Di satu sisi ada eksploitasi sumber daya manusia, di sisi lain, sebagian 'orang-orang berpunya' menggunakan materi yang ada padanya untuk hedonisme dan flexing. Dan inilah pertanyaan Santo Paus Yohanes Paulus II, "Begitu banyak saudara dan saudari yang berkekurangan yang sedang menantikan pertolongan, begitu banyak orang tertindas yang sedang menantikan keadilan, begitu banyak orang menganggur yang sedang menantikan pekerjaan, begitu banyak orang yang sedang menantikan penghargaan. Bagaimana mungkin bahwa sampai sekarangpun masih banyak orang yang mati kelaparan ? Terkungkung dalam keadaan buta huruf ? Banyak kekurangan perawatan medis yang mendasar? Tanpa atap yang menaungi kepala mereka ? Skenario kemelaratan dapat meluas tanpa batas, bila selain bentuk-bentuk tradisionalnya kita memikirkan pola-polanya yang lebih baru. Pola-pola macam itu sering berdampak pada sektor-sektor dan kelompok-kelompok yang kaya secara finansial, yang kendati begitu terancam oleh keputusasaan akibat tiadanya makna dalam hidup mereka, akibat kecanduan narkoba, akibat rasa takut akan ditinggalkan ketika lanjut usia atau sakit, akibat marjinalisasi atau diskriminasi sosial... Dan bagaimanakah kita dapat tetap acuh tak acuh terhadap kemungkinan krisis ekologi yang sedang menjadikan kawasan-kawasan luas planet kita tidak mungkin dihuni dan bermusuhan terhadap umat manusia? Atau karena masalah-masalah perdamaian yang seringterancam oleh peperangan yang mendatangkan malapetaka ? Atau oleh pelecehan hak-hak asasi manusia sekian banyak orang, khususnya anak-anak ?"

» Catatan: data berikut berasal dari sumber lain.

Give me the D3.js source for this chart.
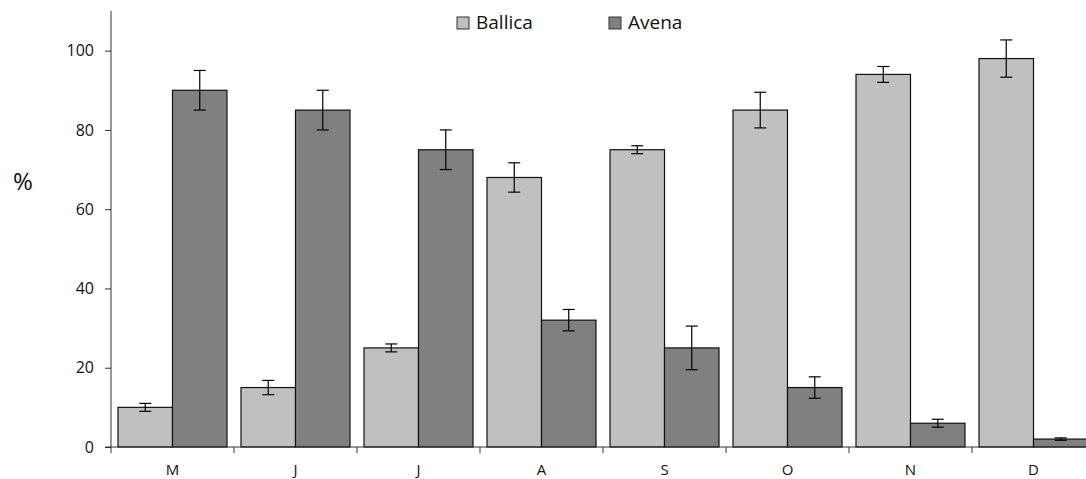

Jawabannya diberikan oleh Tuhan Yesus, dua ribu tahun yang lalu, dan selalu aktual hingga akhir zaman, "Tidaklah demikian di antara kamu. Barangsiapa ingin menjadi besar di antara kamu, hendaklah ia menjadi pelayanmu, dan barangsiapa ingin menjadi terkemuka di antara kamu, hendaklah ia menjadi hambamu;" (Mat 20:26-27).